Он выдохнул и сказал:
– Мы не делаем номер. Мы создаём признание в любви к тайнам. Ни один читатель не должен остаться равнодушным. Ни один из нас.
Повисла короткая пауза. Затем Лина кивнула, чуть склонив голову.
– Ладно, шеф. Убедил.
Так началась работа над выпуском, который спустя время назовут самым дерзким за всю историю Vellum. А Марка – человеком, осмелившимся заглянуть в бездну… и сделать её стильной.
В тот день они направлялись на съёмку в арендованном через знакомых Лины фургоне – дребезжащем, с облупившейся краской и характерным запахом влажной обивки. Из центра Лондона путь пролегал сквозь всё более ветшающие районы: стеклянные небоскрёбы сменялись кирпичными двухэтажками с трещинами на фасадах, а затем и вовсе уступали место пустырям, заросшим дикой травой и старыми покрышками. Город терял маску благополучия – и показывал своё настоящее лицо: упрямое, угрюмое, промозглое.
Морось, как обычно, не прекращалась ни на минуту. Воздух был насыщен запахом мокрого асфальта, табачного дыма и далёких печей. На запотевших окнах фургона оставались ребристые следы – будто кто-то изнутри пытался выбраться наружу.
Фургон притормозил у старого паба на углу. Под навесом стоял мужчина, куривший в одиночестве. Он взглянул на них с рассеянной отстранённостью – будто смотрел не на людей, а на образы, промелькнувшие в памяти. Дальше – узкий переулок, железнодорожная арка, исписанная граффити, и, наконец, въезд на территорию полуразрушенной усадьбы. Это место словно застряло между эпохами – старая усадьба на южной окраине Лондона, за ржавой линией путей, где город начинал забывать себя. Всё вокруг казалось выцветшим, будто кадры из чужого, забытого сна. Серая дымка висела в воздухе плотным покрывалом, впитываясь в кожу, волосы, одежду – как будто сам воздух здесь был пропитан забвением.
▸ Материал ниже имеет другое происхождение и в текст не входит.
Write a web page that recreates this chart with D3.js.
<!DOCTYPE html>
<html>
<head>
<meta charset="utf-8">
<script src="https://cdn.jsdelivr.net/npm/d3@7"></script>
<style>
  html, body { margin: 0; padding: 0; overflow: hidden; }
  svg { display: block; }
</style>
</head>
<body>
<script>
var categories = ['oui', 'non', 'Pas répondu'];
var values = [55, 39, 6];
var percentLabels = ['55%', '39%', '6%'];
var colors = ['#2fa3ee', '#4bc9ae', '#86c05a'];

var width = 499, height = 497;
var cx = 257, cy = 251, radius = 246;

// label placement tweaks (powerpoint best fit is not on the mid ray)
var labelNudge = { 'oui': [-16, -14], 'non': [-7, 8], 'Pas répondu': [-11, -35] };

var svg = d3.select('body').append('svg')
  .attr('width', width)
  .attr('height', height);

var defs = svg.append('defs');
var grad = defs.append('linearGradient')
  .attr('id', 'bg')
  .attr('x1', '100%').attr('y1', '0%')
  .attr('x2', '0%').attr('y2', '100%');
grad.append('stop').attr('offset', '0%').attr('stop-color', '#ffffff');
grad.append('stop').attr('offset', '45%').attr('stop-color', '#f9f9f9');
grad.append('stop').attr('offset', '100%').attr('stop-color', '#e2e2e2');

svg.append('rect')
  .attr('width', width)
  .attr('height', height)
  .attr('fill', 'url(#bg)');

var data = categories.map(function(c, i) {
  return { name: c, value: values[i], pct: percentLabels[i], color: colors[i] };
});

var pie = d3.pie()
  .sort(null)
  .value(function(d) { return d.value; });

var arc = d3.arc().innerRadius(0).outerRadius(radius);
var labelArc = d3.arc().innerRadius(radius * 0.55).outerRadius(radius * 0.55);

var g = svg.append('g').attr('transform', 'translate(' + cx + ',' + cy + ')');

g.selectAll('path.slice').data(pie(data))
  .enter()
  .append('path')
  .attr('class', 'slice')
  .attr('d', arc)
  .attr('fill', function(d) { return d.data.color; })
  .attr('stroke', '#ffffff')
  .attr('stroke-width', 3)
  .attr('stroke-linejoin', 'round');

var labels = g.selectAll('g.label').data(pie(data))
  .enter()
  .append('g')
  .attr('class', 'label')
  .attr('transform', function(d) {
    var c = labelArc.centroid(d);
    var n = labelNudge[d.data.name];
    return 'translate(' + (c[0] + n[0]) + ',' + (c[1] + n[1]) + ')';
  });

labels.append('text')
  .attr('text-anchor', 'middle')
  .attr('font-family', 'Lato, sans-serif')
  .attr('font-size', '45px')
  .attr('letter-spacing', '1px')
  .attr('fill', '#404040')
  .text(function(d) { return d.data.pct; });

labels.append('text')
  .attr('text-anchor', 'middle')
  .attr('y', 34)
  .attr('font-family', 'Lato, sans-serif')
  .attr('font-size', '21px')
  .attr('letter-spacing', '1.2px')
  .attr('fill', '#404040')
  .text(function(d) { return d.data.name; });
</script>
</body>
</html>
Особняк – ветхий, с обвалившимися стенами, скрипучими полами и лестницами, по которым не хотелось ступать дважды – напоминал о прошлом, которое слишком долго сопротивлялось времени. Кому он когда-то принадлежал – уже не имело значения. Теперь здесь пахло пыльным деревом, гниющей тканью и штукатуркой. Лондонская сырость проникала внутрь, словно дом дышал вместе с городом, пульсируя в унисон. На фоне разбитого окна вдалеке мерцали очертания Сити – стеклянные башни, сверкающие в свинцовом небе, как инородные тела на фоне умирающего пейзажа. Контраст был болезненным. И в то же время – завораживающим. Именно этого и добивалась Лина.
– Смотри на эту стену! – воскликнула она, размахивая планшетом. – Здесь будет модель. Прямо под этим сколом. Как будто её затягивает вглубь… как призрак, который не может уйти.
Марк стоял чуть в стороне, наблюдая за суетой: ассистенты раскладывали ткани, техник настраивал осветительные приборы, визажисты накладывали тени не только на веки, но и под ключицы, будто вырезая черты из мрамора. Это была не просто мода. Это было превращение.
– Господи, это гениально, – прошептала Эмбер, когда появился главный фотограф. Сесар Кальдерон – испанец с глазами из обсидиана и голосом, похожим на шелест битого стекла.
– Я хочу, чтобы она была не женщиной, а вдохновением, – сказал он, указывая на модель. – Она не позирует. Она уходит. Её здесь никто не держит.
Модель – высокая, с платиновыми волосами и острыми скулами – казалась частью этого пространства. На ней было платье из тончайшего шёлка, цвета угольной пыли. Под тканью угадывались очертания скелета – хрупкость, граничащая с исчезновением. Корсет, оборки – как из сна, в котором затаилось что-то древнее.
Камера щёлкала с хрипом, будто у неё был стук сердца.